Perdana menteri baru, Ranil Wickremesinghe, pada Senin (16/5/2022), mengungkapkan bahwa Sri Lanka kehabisan stok bensin dan tidak memiliki dollar untuk mengimpor bahan bakar.
Kondisi Sri Lanka semakin memprihatinkan dengan 22 juta penduduknya mengalami kesulitan mendapatkan makanan, bahan bakar, dan obat-obatan sambil menghadapi rekor inflasi serta pemadaman listrik yang berkepanjangan.
"Kami kehabisan bensin.... Saat ini, kami hanya memiliki stok bensin untuk satu hari," ujar Wickremesinghe seraya memperingatkan bahwa Sri Lanka bangkrut dapat menghadapi lebih banyak kesulitan dalam beberapa bulan mendatang.
Dia menambahkan, pemerintah juga tidak memiliki dollar untuk membayar tiga pengiriman minyak.
Disebut bahwa sejumlah kapal masih menunggu di luar pelabuhan Colombo untuk pembayaran sebelum menurunkan muatan mereka.
Wickremesinghe mengungkapkan bahwa dalam beberapa bulan ke depan akan menjadi masa yang paling sulit bagi Sri Lanka.
"Saya tidak punya keinginan untuk menyembunyikan kebenaran dan berbohong kepada publik," katanya.
Tetapi, dia bersumpah bisa mengatasi krisis dan mendesak warga untuk bersabar sampai beberapa bulan ke depan.
Selain itu, ia juga mengungkapkan bahwa pemerintah pun kehabisan uang tunai untuk membayar gaji 1,4 juta pegawai negeri pada Mei, dan akan beralih ke pencetakan uang sebagai upaya terakhir.
"Tak seperti yang saya inginkan, saya terpaksa mengizinkan pencetakan uang untuk membayar pegawai negeri dan membayar barang dan jasa penting," katanya.
Sementara itu, dia memperingatkan bahwa tarif bahan bakar dan listrik akan dinaikkan secara substansial dan pemerintahnya juga akan menjual maskapai nasional yang merugi untuk mengurangi kerugian.
Untuk mengatasi krisis, Sri Lanka telah meminta dana talangan IMF dan salah satu tuntutan utama pemberi pinjaman internasional adalah Colombo melepaskan perusahaan negara yang merugi, termasuk Sri Lanka Airlines yang kerugiannya melebihi 1 miliar dollar AS (Rp 14,67 triliun).
Krisis Sri Lanka telah menyebabkan unjuk rasa yang meluas terhadap Presiden Gotabaya Rajapaksa dan keluarganya.
Sementara saudara laki-lakinya, Mahinda Rajapaksa mundur dari kursi perdana menteri, Gotabaya Rajapaksa masih bertahan di kursinya.
Setelah berminggu-minggu demonstrasi anti-pemerintah yang sangat damai, kekerasan pun pecah pada hari Senin (9/5/2022), ketika para pendukung Mahinda Rajapaksa berangkat dengan bus memasuki ibu kota dari pedesaan.
Untuk membubarkan masa, saat itu polisi menembakkan gas air mata dan meriam air.
Selain itu, juga mengumumkan jam malam segera di Kolombo.
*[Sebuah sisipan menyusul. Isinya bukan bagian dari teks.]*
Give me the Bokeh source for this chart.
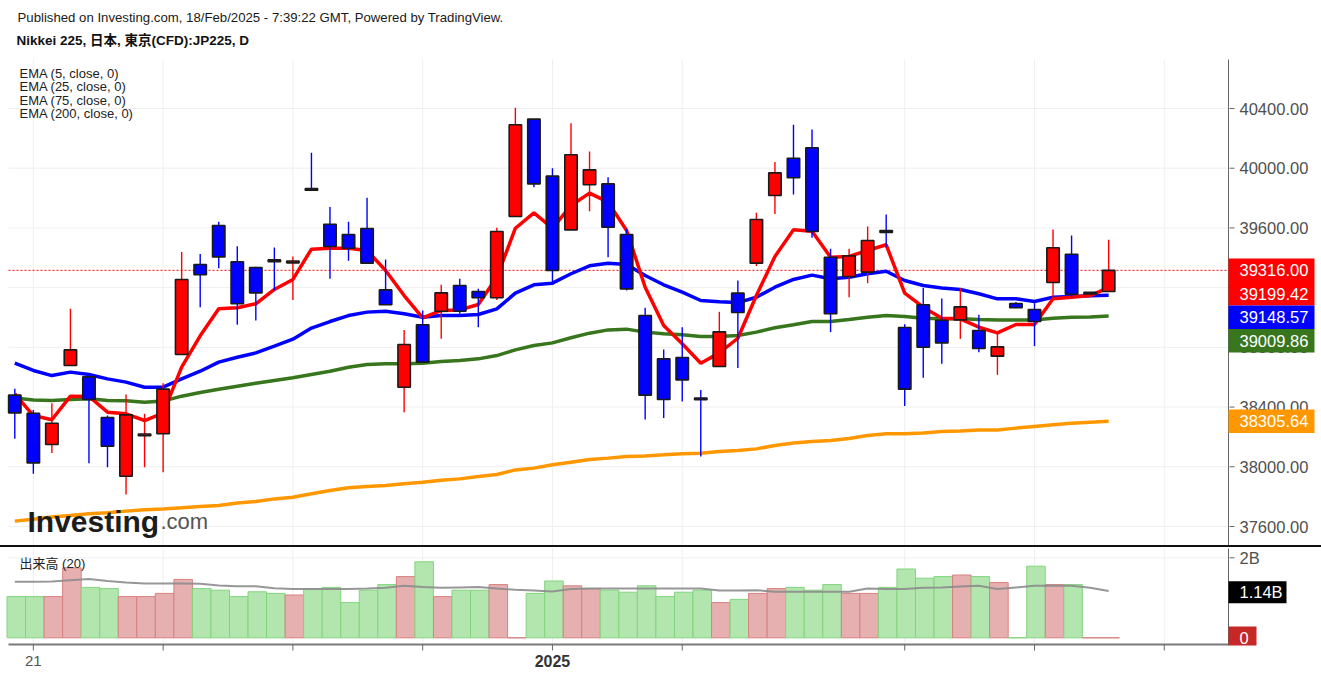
from bokeh.plotting import figure
from bokeh.models import ColumnDataSource, Range1d, Spacer
from bokeh.core.properties import value
from bokeh.layouts import column
from bokeh.embed import file_html
from bokeh.resources import INLINE

# ---------------- data ----------------
opens = [38480, 38359, 38149, 38678, 38602, 38330, 37937, 38208, 38221, 38752,
         39355, 39616, 39373, 39335, 39386, 39366, 39863, 39625, 39556, 39596,
         39185, 38533, 38951, 39042, 39214, 39174, 39132, 39677, 40329, 39947,
         39587, 39889, 39895, 39556, 39013, 38723, 38732, 38461, 38672, 39163,
         39364, 39817, 40067, 40137, 39404, 39275, 39304, 39582, 38933, 39085,
         38982, 38984, 38913, 38741, 39094, 39054, 39234, 39424, 39158, 39174]
highs = [38522, 38381, 38426, 39058, 38610, 38343, 38484, 38355, 38560, 39438,
         39426, 39641, 39478, 39340, 39469, 39409, 40103, 39741, 39641, 39802,
         39388, 38917, 39047, 39219, 39259, 39192, 39601, 40405, 40329, 40000,
         40302, 40112, 39940, 39594, 39065, 38786, 38935, 38515, 39038, 39248,
         39701, 40041, 40291, 40259, 39460, 39460, 39609, 39690, 38955, 39197,
         39127, 39197, 39018, 38891, 39103, 39096, 39589, 39549, 39168, 39520]
lows = [38187, 37953, 38093, 38678, 38024, 37997, 37814, 37997, 37964, 38752,
        39069, 39330, 38951, 38980, 39181, 39118, 39851, 39259, 39380, 39364,
        39085, 38366, 38701, 38857, 39025, 38935, 39118, 39677, 39873, 39237,
        39587, 39712, 39404, 39181, 38317, 38326, 38437, 38069, 38672, 38661,
        39344, 39694, 39824, 39534, 38902, 39136, 39230, 39471, 38408, 38596,
        38690, 38857, 38768, 38616, 39065, 38808, 39136, 39136, 39156, 39174]
closes = [38361, 38026, 38292, 38783, 38451, 38138, 38348, 38220, 38520, 39255,
          39286, 39406, 39092, 39165, 39374, 39378, 39852, 39476, 39464, 39364,
          39085, 38819, 38701, 39165, 39042, 39132, 39576, 40291, 39895, 39315,
          40090, 39989, 39605, 39192, 38480, 38451, 38582, 38449, 38904, 39033,
          39656, 39969, 39936, 39576, 39025, 39413, 39516, 39570, 38520, 38801,
          38830, 39071, 38792, 38803, 39065, 38973, 39467, 39156, 39168, 39316.00]

ema5 = [38489, 38343, 38315, 38473, 38471, 38366, 38355, 38310, 38359, 38667,
        38877, 39058, 39065, 39092, 39188, 39255, 39458, 39464, 39464, 39449,
        39315, 39147, 38998, 39047, 39051, 39087, 39270, 39598, 39701, 39598,
        39750, 39833, 39773, 39583, 39203, 38946, 38824, 38694, 38763, 38861,
        39147, 39409, 39587, 39578, 39404, 39409, 39449, 39487, 39163, 39069,
        38995, 38991, 38935, 38897, 38953, 38953, 39125, 39136, 39147, 39199.42]
ema25 = [38694, 38645, 38611, 38634, 38618, 38589, 38567, 38533, 38533, 38589,
         38640, 38701, 38734, 38763, 38808, 38855, 38929, 38973, 39013, 39036,
         39042, 39025, 39002, 39013, 39013, 39020, 39058, 39163, 39219, 39230,
         39293, 39346, 39364, 39355, 39281, 39219, 39170, 39114, 39105, 39100,
         39136, 39203, 39255, 39284, 39259, 39270, 39293, 39310, 39248, 39214,
         39197, 39188, 39159, 39125, 39125, 39107, 39136, 39141, 39145, 39148.57]
ema75 = [38460, 38448, 38444, 38451, 38455, 38444, 38442, 38433, 38440, 38473,
         38498, 38520, 38540, 38560, 38578, 38596, 38618, 38640, 38667, 38685,
         38690, 38690, 38694, 38705, 38712, 38723, 38745, 38783, 38812, 38830,
         38864, 38895, 38917, 38922, 38902, 38891, 38884, 38873, 38873, 38879,
         38902, 38931, 38951, 38973, 38973, 38987, 39002, 39013, 39007, 38995,
         38991, 38991, 38987, 38984, 38984, 38984, 38995, 39002, 39004, 39009.86]
ema200 = [37636, 37649, 37663, 37674, 37685, 37692, 37703, 37712, 37718, 37725,
          37734, 37741, 37758, 37767, 37785, 37796, 37819, 37841, 37859, 37868,
          37875, 37886, 37897, 37910, 37919, 37935, 37948, 37979, 37991, 38013,
          38031, 38049, 38058, 38069, 38073, 38080, 38087, 38091, 38102, 38109,
          38120, 38142, 38160, 38169, 38176, 38189, 38209, 38221, 38221, 38227,
          38236, 38239, 38247, 38247, 38259, 38270, 38281, 38292, 38299, 38305.64]

volume_b = [1.03, 1.03, 1.03, 1.75, 1.26, 1.23, 1.03, 1.03, 1.11, 1.46,
            1.23, 1.19, 1.03, 1.15, 1.11, 1.07, 1.23, 1.26, 0.88, 1.19,
            1.33, 1.53, 1.90, 1.03, 1.19, 1.19, 1.33, 0.0, 1.11, 1.42,
            1.30, 1.23, 1.19, 1.14, 1.30, 1.03, 1.14, 1.19, 0.88, 0.96,
            1.11, 1.23, 1.26, 1.19, 1.33, 1.11, 1.11, 1.26, 1.72, 1.49,
            1.53, 1.57, 1.53, 1.38, 0.0, 1.79, 1.33, 1.33, 0.0, 0.0]
vol_ma_b = [1.40, 1.40, 1.41, 1.44, 1.47, 1.42, 1.38, 1.36, 1.36, 1.36,
            1.35, 1.31, 1.29, 1.29, 1.24, 1.22, 1.22, 1.22, 1.22, 1.23,
            1.25, 1.30, 1.27, 1.25, 1.26, 1.27, 1.23, 1.20, 1.18, 1.16,
            1.22, 1.23, 1.23, 1.23, 1.23, 1.23, 1.23, 1.23, 1.18, 1.18,
            1.19, 1.15, 1.15, 1.15, 1.15, 1.15, 1.23, 1.22, 1.22, 1.25,
            1.26, 1.28, 1.30, 1.22, 1.26, 1.30, 1.30, 1.30, 1.25, 1.17]

price_ticks = [37600, 38000, 38400, 38800, 39200, 39600, 40000, 40400]
vol_ticks = [0, 2]
vol_tick_labels = ["0", "2B"]
x_ticks = [1, 8, 15, 22, 29, 36, 48, 55, 62]
x_label_ticks = [1]
x_label_texts = ["21"]
year_ticks = [29]
year_texts = ["2025"]
last_price = 39316.00
last_vol_label = "1.14B"
last_vol_value = 1.14
ema_names = ["EMA (5, close, 0)", "EMA (25, close, 0)", "EMA (75, close, 0)", "EMA (200, close, 0)"]
header = "Published on Investing.com, 18/Feb/2025 - 7:39:22 GMT, Powered by TradingView."
title = "Nikkei 225, 日本, 東京(CFD):JP225, D"
vol_title = "出来高 (20)"

# ---------------- layout constants (pixels) ----------------
W, H = 1321, 677
FRAME_L, AXIS_X, TAG_R = 8, 1228, 1314
P_TOP, P_BOT = 59, 545
SEP_H = 2
V_CANVAS_TOP = P_BOT + SEP_H
V_TOP, V_BOT = 548, 644
BAR_PX, X0_PX = 18.54, 14.3
PX_PER_PT = 418 / 2800.0
REF_PRICE, REF_PX = 40400, 108
V_ZERO_PX, V_PX_PER_B = 637.3, 40.0
TAG_H = 23.5

XS = -X0_PX / BAR_PX
YE = REF_PRICE + REF_PX / PX_PER_PT
VE = (V_ZERO_PX - V_CANVAS_TOP) / V_PX_PER_B


def X(px):
    return XS + px / BAR_PX


def Y(py):
    return YE - py / PX_PER_PT


def VY(py):
    return VE - (py - V_CANVAS_TOP) / V_PX_PER_B


RED, BLUE, GREEN, ORANGE = "#ff0000", "#0000ff", "#38761d", "#ff9800"
FONT = "Liberation Sans"
CJK = "Liberation Sans, Noto Sans CJK JP"
AX_COL, LBL_COL, GRID_COL = "#666666", "#505050", "#efefef"

n = len(closes)
idx = list(range(n))
up = [c >= o for o, c in zip(opens, closes)]
src = ColumnDataSource(dict(
    x=idx, high=highs, low=lows,
    top=[max(o, c) for o, c in zip(opens, closes)],
    bottom=[min(o, c) for o, c in zip(opens, closes)],
    color=[RED if u else BLUE for u in up],
))

x_range = Range1d(X(0), X(W))


def txt(fig, xs, ys, texts, size, color, font=FONT, style="normal", align="left"):
    fig.text(x=xs, y=ys, text=texts, text_font=value(font), text_font_size=value(size),
             text_font_style=style, text_color=color, text_baseline="middle",
             text_align=align)


# ---------------- price panel ----------------
p = figure(width=W, height=P_BOT, x_range=x_range, y_range=Range1d(Y(P_BOT), Y(0)),
           output_backend="svg", toolbar_location=None,
           x_axis_location=None, y_axis_location=None,
           min_border_left=0, min_border_right=0, min_border_top=0, min_border_bottom=0)
p.outline_line_color = None
p.grid.visible = False
p.background_fill_color = "white"

# grid lines
p.segment(x0=x_ticks, y0=[Y(P_BOT)] * len(x_ticks), x1=x_ticks, y1=[Y(P_TOP)] * len(x_ticks),
          line_color=GRID_COL, line_width=1)
p.segment(x0=[X(FRAME_L)] * len(price_ticks), y0=price_ticks,
          x1=[X(AXIS_X)] * len(price_ticks), y1=price_ticks, line_color=GRID_COL, line_width=1)

# last price line
p.segment(x0=[X(FRAME_L)], y0=[last_price], x1=[X(AXIS_X)], y1=[last_price],
          line_color=RED, line_dash="2 2", line_width=1)

# moving averages (behind candles)
for series, col in [(ema200, ORANGE), (ema75, GREEN), (ema25, BLUE), (ema5, RED)]:
    p.line(idx, series, line_color=col, line_width=3.5)

# candles
p.segment(x0="x", y0="low", x1="x", y1="high", line_color="color", line_width=1.4, source=src)
p.vbar(x="x", width=0.67, top="top", bottom="bottom", fill_color="color",
       line_color="#1a1a1a", line_width=1.6, source=src)

# price axis (right)
p.segment(x0=[X(AXIS_X)], y0=[Y(P_TOP)], x1=[X(AXIS_X)], y1=[Y(P_BOT)], line_color=AX_COL, line_width=1)
p.segment(x0=[X(AXIS_X + 1)] * len(price_ticks), y0=price_ticks,
          x1=[X(AXIS_X + 6)] * len(price_ticks), y1=price_ticks, line_color=AX_COL, line_width=1)
txt(p, [X(AXIS_X + 11)] * len(price_ticks), price_ticks, [f"{t:.2f}" for t in price_ticks],
    "16.5px", LBL_COL)

# value tags on the price axis (stacked so that they do not overlap)
tags = sorted([(last_price, RED), (ema5[-1], RED), (ema25[-1], BLUE),
               (ema75[-1], GREEN), (ema200[-1], ORANGE)], key=lambda t: -t[0])
tag_py, prev = [], None
for val, col in tags:
    py = REF_PX + (REF_PRICE - val) * PX_PER_PT
    if prev is not None and py < prev + TAG_H:
        py = prev + TAG_H
    prev = py
    tag_py.append(py)
p.quad(left=[X(AXIS_X)] * len(tags), right=[X(TAG_R)] * len(tags),
       top=[Y(py - TAG_H / 2) for py in tag_py], bottom=[Y(py + TAG_H / 2) for py in tag_py],
       fill_color=[c for _, c in tags], line_color=None)
txt(p, [X(AXIS_X + 11)] * len(tags), [Y(py) for py in tag_py],
    [f"{v:.2f}" for v, _ in tags], "16.5px", "white")

# texts
txt(p, [X(17)], [Y(17)], [header], "13.2px", "#1a1a1a")
txt(p, [X(16)], [Y(40)], [title], "13.5px", "#111111", font=CJK, style="bold")
txt(p, [X(19)] * len(ema_names), [Y(72.5 + 13.6 * k) for k in range(len(ema_names))],
    ema_names, "13px", "#222222")

# watermark logo
p.text(x=[X(27)], y=[Y(521)], text=["Investing"], text_font=value(FONT),
       text_font_size=value("30px"), text_font_style="bold", text_color="#1c1c1c",
       text_baseline="alphabetic")
p.text(x=[X(160)], y=[Y(521)], text=[".com"], text_font=value(FONT),
       text_font_size=value("22px"), text_color="#555555", text_baseline="alphabetic")

# ---------------- separator ----------------
sep = Spacer(width=W, height=SEP_H, styles={"background-color": "#111111"})

# ---------------- volume panel ----------------
v = figure(width=W, height=H - V_CANVAS_TOP, x_range=x_range,
           y_range=Range1d(VY(H), VY(V_CANVAS_TOP)),
           output_backend="svg", toolbar_location=None,
           x_axis_location=None, y_axis_location=None,
           min_border_left=0, min_border_right=0, min_border_top=0, min_border_bottom=0)
v.outline_line_color = None
v.grid.visible = False

v.segment(x0=x_ticks, y0=[VY(V_BOT)] * len(x_ticks), x1=x_ticks, y1=[VY(V_TOP)] * len(x_ticks),
          line_color=GRID_COL, line_width=1)
v.segment(x0=[X(FRAME_L)], y0=[vol_ticks[-1]], x1=[X(AXIS_X)], y1=[vol_ticks[-1]],
          line_color=GRID_COL, line_width=1)

vsrc = ColumnDataSource(dict(
    x=[i + 0.08 for i in idx], top=volume_b,
    fill=["#e6b0b0" if u else "#b2e6ae" for u in up],
    line=["#d98080" if u else "#82d47d" for u in up],
))
v.vbar(x="x", width=1.0, top="top", bottom=0, fill_color="fill", line_color="line",
       line_width=1, source=vsrc)
v.line(idx, vol_ma_b, line_color="#8c8c8c", line_width=2, line_alpha=0.9)

# axes lines / ticks
v.segment(x0=[X(AXIS_X)], y0=[VY(V_TOP)], x1=[X(AXIS_X)], y1=[VY(V_BOT + 1)], line_color=AX_COL, line_width=1)
v.segment(x0=[X(FRAME_L)], y0=[VY(V_BOT)], x1=[X(AXIS_X)], y1=[VY(V_BOT)], line_color="#7a7a7a", line_width=2)
v.segment(x0=x_ticks, y0=[VY(V_BOT)] * len(x_ticks), x1=x_ticks, y1=[VY(V_BOT + 6)] * len(x_ticks),
          line_color=AX_COL, line_width=1)
v.segment(x0=[X(AXIS_X + 1)] * len(vol_ticks), y0=vol_ticks, x1=[X(AXIS_X + 6)] * len(vol_ticks),
          y1=vol_ticks, line_color=AX_COL, line_width=1)
txt(v, [X(AXIS_X + 11)] * len(vol_ticks), vol_ticks, vol_tick_labels, "16.5px", LBL_COL)
txt(v, x_label_ticks, [VY(660)] * len(x_label_ticks), x_label_texts, "15px", "#555555", align="center")
txt(v, year_ticks, [VY(660)] * len(year_ticks), year_texts, "16px", "#333333", style="bold", align="center")

# tags on the volume axis
v.quad(left=[X(AXIS_X), X(AXIS_X)], right=[X(1286), X(1256)],
       top=[last_vol_value + 11 / V_PX_PER_B, VY(626)],
       bottom=[last_vol_value - 11 / V_PX_PER_B, VY(V_BOT + 1)],
       fill_color=["#000000", "#c62828"], line_color=None)
txt(v, [X(AXIS_X + 11)] * 2, [last_vol_value, 0], [last_vol_label, "0"], "16.5px", "white")

txt(v, [X(19)], [VY(563)], [vol_title], "13px", "#222222", font=CJK)

layout = column(p, sep, v, spacing=0)
open("out.html", "w").write(file_html(layout, INLINE))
Tindakan ini kemudian diperluas, mencakup semua negara Asia Selatan yang berpenduduk 22 juta orang itu.
Sedikitnya sembilan orang tewas dan sekitar 200 terluka dalam kerusuhan tersebut.
BBC mewartakan pada Rabu (11/5/2022), Presiden Gotabaya Rajapaksa berjanji memulihkan ketertiban, dalam pidato nasional pertamanya sejak protes dimulai bulan lalu.
Mengabaikan seruan untuk mengundurkan diri, dia menawarkan untuk menyerahkan beberapa kekuasaan kepada parlemen.